All of the material should be reproduced exactly, with pictures left out.
++++++++++
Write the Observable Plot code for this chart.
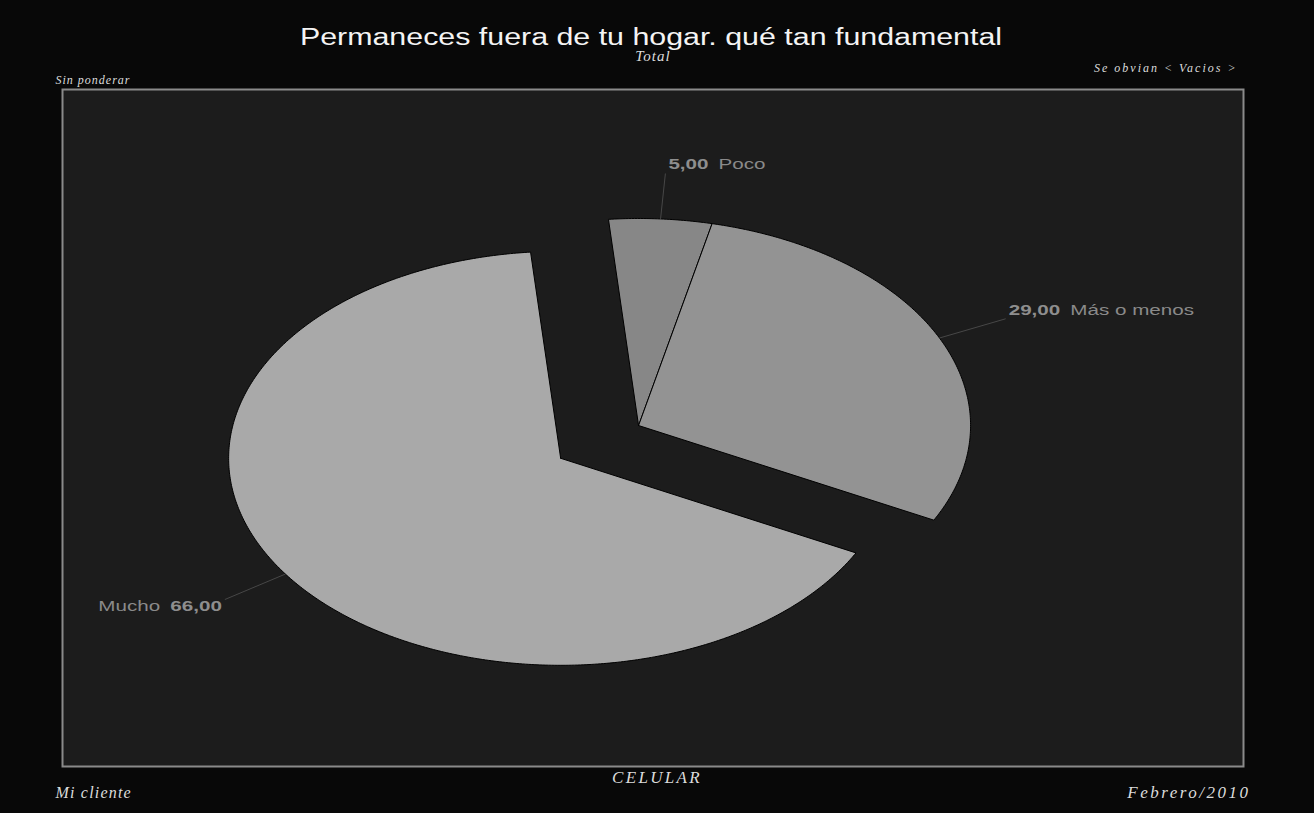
<!DOCTYPE html>
<html>
<head>
<meta charset="utf-8">
<script src="https://cdn.jsdelivr.net/npm/d3@7"></script>
<script src="https://cdn.jsdelivr.net/npm/@observablehq/plot@0.6"></script>
<style>
  html, body { margin: 0; padding: 0; background: #080808; }
  #chart { width: 1314px; height: 813px; }
</style>
</head>
<body>
<div id="chart"></div>
<script>
// ---- data ----
const categories = ["Poco", "Más o menos", "Mucho"];
const values = [5, 29, 66];
const valueLabels = ["5,00", "29,00", "66,00"];
const explode = [0, 0, 0.283];
const sliceColors = ["#878787", "#939393", "#a9a9a9"];
const startAngleDeg = -5.2;

const titleText = "Permaneces fuera de tu hogar. qué tan fundamental";
const subtitleText = "Total";
const topLeftNote = "Sin ponderar";
const topRightNote = "Se obvian < Vacios >";
const bottomLeftNote = "Mi cliente";
const bottomCenterNote = "CELULAR";
const bottomRightNote = "Febrero/2010";

// ---- slice geometry (ellipse parameter space: x = sin θ, y = cos θ) ----
const total = d3.sum(values);
let acc = startAngleDeg * Math.PI / 180;
const slices = categories.map((c, i) => {
  const a0 = acc;
  const a1 = acc + values[i] / total * 2 * Math.PI;
  acc = a1;
  const mid = (a0 + a1) / 2;
  const cx = explode[i] * Math.sin(mid);
  const cy = explode[i] * Math.cos(mid);
  return {cat: c, value: values[i], label: valueLabels[i], a0, a1, mid, cx, cy};
});

const polyPoints = [];
for (const s of slices) {
  polyPoints.push({cat: s.cat, x: s.cx, y: s.cy});
  const n = Math.max(4, Math.ceil((s.a1 - s.a0) / (Math.PI / 360)));
  for (let k = 0; k <= n; k++) {
    const t = s.a0 + (s.a1 - s.a0) * k / n;
    polyPoints.push({cat: s.cat, x: s.cx + Math.sin(t), y: s.cy + Math.cos(t)});
  }
  polyPoints.push({cat: s.cat, x: s.cx, y: s.cy});
}

const rIn = 1.0, rOut = 1.22;
const leaders = slices.map(s => ({
  cat: s.cat,
  x1: s.cx + rIn * Math.sin(s.mid), y1: s.cy + rIn * Math.cos(s.mid),
  x2: s.cx + rOut * Math.sin(s.mid), y2: s.cy + rOut * Math.cos(s.mid),
  right: Math.sin(s.mid) >= 0, upper: Math.cos(s.mid) >= 0,
  label: s.label
}));

// label text measuring (labels are drawn horizontally stretched, like the original)
const sansFamily = "'Liberation Sans', Arial, sans-serif";
const labelSize = 15.5;
const labelStretch = 1.33;
const ctx = document.createElement("canvas").getContext("2d");
function measure(text, font) {
  ctx.font = font;
  return ctx.measureText(text).width;
}
const gap = 10;
const pad = 3;
leaders.forEach(l => {
  const vw = measure(l.label, `bold ${labelSize}px ${sansFamily}`) * labelStretch;
  l.valueDx = l.right ? pad : -pad;
  l.nameDx = l.right ? pad + vw + gap : -(pad + vw + gap);
  l.anchor = l.right ? "start" : "end";
  l.lineAnchor = l.upper ? "bottom" : "top";
  l.dy = l.upper ? -4 : 0;
});

const serif = "'Liberation Serif', 'Times New Roman', serif";
const noteColor = "#dcdcdc";

const chart = Plot.plot({
  width: 1314,
  height: 813,
  marginLeft: 62,
  marginRight: 71,
  marginTop: 89,
  marginBottom: 47,
  style: {background: "#080808", overflow: "visible"},
  x: {domain: [-1.735, 1.822], axis: null},
  y: {domain: [-1.647, 1.623], axis: null},
  color: {domain: categories, range: sliceColors},
  marks: [
    Plot.frame({fill: "#1c1c1c", stroke: "#8a8a8a", strokeWidth: 2}),
    Plot.line(polyPoints, {x: "x", y: "y", z: "cat", fill: "cat", stroke: "#000", strokeWidth: 1, curve: "linear"}),
    Plot.link(leaders, {x1: "x1", y1: "y1", x2: "x2", y2: "y2", stroke: "#474747", strokeWidth: 1}),
    ...leaders.map(l => Plot.text([l], {
      x: "x2", y: "y2", text: "label", dx: l.valueDx, dy: l.dy, textAnchor: l.anchor, lineAnchor: l.lineAnchor,
      fill: "#8e8e8e", fontWeight: "bold", fontSize: labelSize, fontFamily: sansFamily, className: "stretch-label"
    })),
    ...leaders.map(l => Plot.text([l], {
      x: "x2", y: "y2", text: "cat", dx: l.nameDx, dy: l.dy, textAnchor: l.anchor, lineAnchor: l.lineAnchor,
      fill: "#8a8a8a", fontSize: labelSize, fontFamily: sansFamily, className: "stretch-label"
    })),
    Plot.text([titleText], {text: d => d, frameAnchor: "top", lineAnchor: "middle", dy: -52, dx: -2, fill: "#f4f4f4",
      fontSize: 23, fontFamily: sansFamily, className: "stretch-title"}),
    Plot.text([subtitleText], {text: d => d, frameAnchor: "top", lineAnchor: "middle", dy: -33, fill: noteColor,
      fontSize: 15, fontStyle: "italic", fontFamily: serif}),
    Plot.text([topLeftNote], {text: d => d, frameAnchor: "top-left", lineAnchor: "middle", textAnchor: "start", dx: -7, dy: -9, fill: noteColor,
      fontSize: 12, fontStyle: "italic", fontFamily: serif}),
    Plot.text([topRightNote], {text: d => d, frameAnchor: "top-right", lineAnchor: "middle", textAnchor: "end", dx: -6, dy: -21, fill: noteColor,
      fontSize: 12, fontStyle: "italic", fontFamily: serif}),
    Plot.text([bottomLeftNote], {text: d => d, frameAnchor: "bottom-left", lineAnchor: "middle", textAnchor: "start", dx: -7, dy: 26, fill: noteColor,
      fontSize: 16, fontStyle: "italic", fontFamily: serif}),
    Plot.text([bottomCenterNote], {text: d => d, frameAnchor: "bottom", lineAnchor: "middle", dx: 4, dy: 11, fill: noteColor,
      fontSize: 17, fontStyle: "italic", fontFamily: serif}),
    Plot.text([bottomRightNote], {text: d => d, frameAnchor: "bottom-right", lineAnchor: "middle", textAnchor: "end", dx: 7, dy: 26, fill: noteColor,
      fontSize: 17, fontStyle: "italic", fontFamily: serif})
  ]
});

// letter spacing for the serif notes
const spacingByText = new Map([
  [subtitleText, "1px"], [topLeftNote, "1px"], [topRightNote, "2px"],
  [bottomLeftNote, "1.2px"], [bottomCenterNote, "2.3px"], [bottomRightNote, "2.5px"]
]);
chart.querySelectorAll("text").forEach(t => {
  const s = spacingByText.get(t.textContent);
  if (s) t.style.letterSpacing = s;
});

document.getElementById("chart").appendChild(chart);

// horizontal stretch of the sans-serif texts (as in the original rendering)
function stretch(selector, factor) {
  chart.querySelectorAll(selector + " text").forEach(t => {
    const w = t.getComputedTextLength();
    t.setAttribute("textLength", (w * factor).toFixed(1));
    t.setAttribute("lengthAdjust", "spacingAndGlyphs");
  });
}
stretch(".stretch-label", labelStretch);
stretch(".stretch-title", 1.32);
</script>
</body>
</html>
++++++++++
# SOLUTION FOR THIS TASK
Write the Observable Plot code for this chart.
<!DOCTYPE html>
<html>
<head>
<meta charset="utf-8">
<script src="https://cdn.jsdelivr.net/npm/d3@7"></script>
<script src="https://cdn.jsdelivr.net/npm/@observablehq/plot@0.6"></script>
<style>
  html, body { margin: 0; padding: 0; background: #080808; }
  #chart { width: 1314px; height: 813px; }
</style>
</head>
<body>
<div id="chart"></div>
<script>
// ---- data ----
const categories = ["Poco", "Más o menos", "Mucho"];
const values = [5, 29, 66];
const valueLabels = ["5,00", "29,00", "66,00"];
const explode = [0, 0, 0.283];
const sliceColors = ["#878787", "#939393", "#a9a9a9"];
const startAngleDeg = -5.2;

const titleText = "Permaneces fuera de tu hogar. qué tan fundamental";
const subtitleText = "Total";
const topLeftNote = "Sin ponderar";
const topRightNote = "Se obvian < Vacios >";
const bottomLeftNote = "Mi cliente";
const bottomCenterNote = "CELULAR";
const bottomRightNote = "Febrero/2010";

// ---- slice geometry (ellipse parameter space: x = sin θ, y = cos θ) ----
const total = d3.sum(values);
let acc = startAngleDeg * Math.PI / 180;
const slices = categories.map((c, i) => {
  const a0 = acc;
  const a1 = acc + values[i] / total * 2 * Math.PI;
  acc = a1;
  const mid = (a0 + a1) / 2;
  const cx = explode[i] * Math.sin(mid);
  const cy = explode[i] * Math.cos(mid);
  return {cat: c, value: values[i], label: valueLabels[i], a0, a1, mid, cx, cy};
});

const polyPoints = [];
for (const s of slices) {
  polyPoints.push({cat: s.cat, x: s.cx, y: s.cy});
  const n = Math.max(4, Math.ceil((s.a1 - s.a0) / (Math.PI / 360)));
  for (let k = 0; k <= n; k++) {
    const t = s.a0 + (s.a1 - s.a0) * k / n;
    polyPoints.push({cat: s.cat, x: s.cx + Math.sin(t), y: s.cy + Math.cos(t)});
  }
  polyPoints.push({cat: s.cat, x: s.cx, y: s.cy});
}

const rIn = 1.0, rOut = 1.22;
const leaders = slices.map(s => ({
  cat: s.cat,
  x1: s.cx + rIn * Math.sin(s.mid), y1: s.cy + rIn * Math.cos(s.mid),
  x2: s.cx + rOut * Math.sin(s.mid), y2: s.cy + rOut * Math.cos(s.mid),
  right: Math.sin(s.mid) >= 0, upper: Math.cos(s.mid) >= 0,
  label: s.label
}));

// label text measuring (labels are drawn horizontally stretched, like the original)
const sansFamily = "'Liberation Sans', Arial, sans-serif";
const labelSize = 15.5;
const labelStretch = 1.33;
const ctx = document.createElement("canvas").getContext("2d");
function measure(text, font) {
  ctx.font = font;
  return ctx.measureText(text).width;
}
const gap = 10;
const pad = 3;
leaders.forEach(l => {
  const vw = measure(l.label, `bold ${labelSize}px ${sansFamily}`) * labelStretch;
  l.valueDx = l.right ? pad : -pad;
  l.nameDx = l.right ? pad + vw + gap : -(pad + vw + gap);
  l.anchor = l.right ? "start" : "end";
  l.lineAnchor = l.upper ? "bottom" : "top";
  l.dy = l.upper ? -4 : 0;
});

const serif = "'Liberation Serif', 'Times New Roman', serif";
const noteColor = "#dcdcdc";

const chart = Plot.plot({
  width: 1314,
  height: 813,
  marginLeft: 62,
  marginRight: 71,
  marginTop: 89,
  marginBottom: 47,
  style: {background: "#080808", overflow: "visible"},
  x: {domain: [-1.735, 1.822], axis: null},
  y: {domain: [-1.647, 1.623], axis: null},
  color: {domain: categories, range: sliceColors},
  marks: [
    Plot.frame({fill: "#1c1c1c", stroke: "#8a8a8a", strokeWidth: 2}),
    Plot.line(polyPoints, {x: "x", y: "y", z: "cat", fill: "cat", stroke: "#000", strokeWidth: 1, curve: "linear"}),
    Plot.link(leaders, {x1: "x1", y1: "y1", x2: "x2", y2: "y2", stroke: "#474747", strokeWidth: 1}),
    ...leaders.map(l => Plot.text([l], {
      x: "x2", y: "y2", text: "label", dx: l.valueDx, dy: l.dy, textAnchor: l.anchor, lineAnchor: l.lineAnchor,
      fill: "#8e8e8e", fontWeight: "bold", fontSize: labelSize, fontFamily: sansFamily, className: "stretch-label"
    })),
    ...leaders.map(l => Plot.text([l], {
      x: "x2", y: "y2", text: "cat", dx: l.nameDx, dy: l.dy, textAnchor: l.anchor, lineAnchor: l.lineAnchor,
      fill: "#8a8a8a", fontSize: labelSize, fontFamily: sansFamily, className: "stretch-label"
    })),
    Plot.text([titleText], {text: d => d, frameAnchor: "top", lineAnchor: "middle", dy: -52, dx: -2, fill: "#f4f4f4",
      fontSize: 23, fontFamily: sansFamily, className: "stretch-title"}),
    Plot.text([subtitleText], {text: d => d, frameAnchor: "top", lineAnchor: "middle", dy: -33, fill: noteColor,
      fontSize: 15, fontStyle: "italic", fontFamily: serif}),
    Plot.text([topLeftNote], {text: d => d, frameAnchor: "top-left", lineAnchor: "middle", textAnchor: "start", dx: -7, dy: -9, fill: noteColor,
      fontSize: 12, fontStyle: "italic", fontFamily: serif}),
    Plot.text([topRightNote], {text: d => d, frameAnchor: "top-right", lineAnchor: "middle", textAnchor: "end", dx: -6, dy: -21, fill: noteColor,
      fontSize: 12, fontStyle: "italic", fontFamily: serif}),
    Plot.text([bottomLeftNote], {text: d => d, frameAnchor: "bottom-left", lineAnchor: "middle", textAnchor: "start", dx: -7, dy: 26, fill: noteColor,
      fontSize: 16, fontStyle: "italic", fontFamily: serif}),
    Plot.text([bottomCenterNote], {text: d => d, frameAnchor: "bottom", lineAnchor: "middle", dx: 4, dy: 11, fill: noteColor,
      fontSize: 17, fontStyle: "italic", fontFamily: serif}),
    Plot.text([bottomRightNote], {text: d => d, frameAnchor: "bottom-right", lineAnchor: "middle", textAnchor: "end", dx: 7, dy: 26, fill: noteColor,
      fontSize: 17, fontStyle: "italic", fontFamily: serif})
  ]
});

// letter spacing for the serif notes
const spacingByText = new Map([
  [subtitleText, "1px"], [topLeftNote, "1px"], [topRightNote, "2px"],
  [bottomLeftNote, "1.2px"], [bottomCenterNote, "2.3px"], [bottomRightNote, "2.5px"]
]);
chart.querySelectorAll("text").forEach(t => {
  const s = spacingByText.get(t.textContent);
  if (s) t.style.letterSpacing = s;
});

document.getElementById("chart").appendChild(chart);

// horizontal stretch of the sans-serif texts (as in the original rendering)
function stretch(selector, factor) {
  chart.querySelectorAll(selector + " text").forEach(t => {
    const w = t.getComputedTextLength();
    t.setAttribute("textLength", (w * factor).toFixed(1));
    t.setAttribute("lengthAdjust", "spacingAndGlyphs");
  });
}
stretch(".stretch-label", labelStretch);
stretch(".stretch-title", 1.32);
</script>
</body>
</html>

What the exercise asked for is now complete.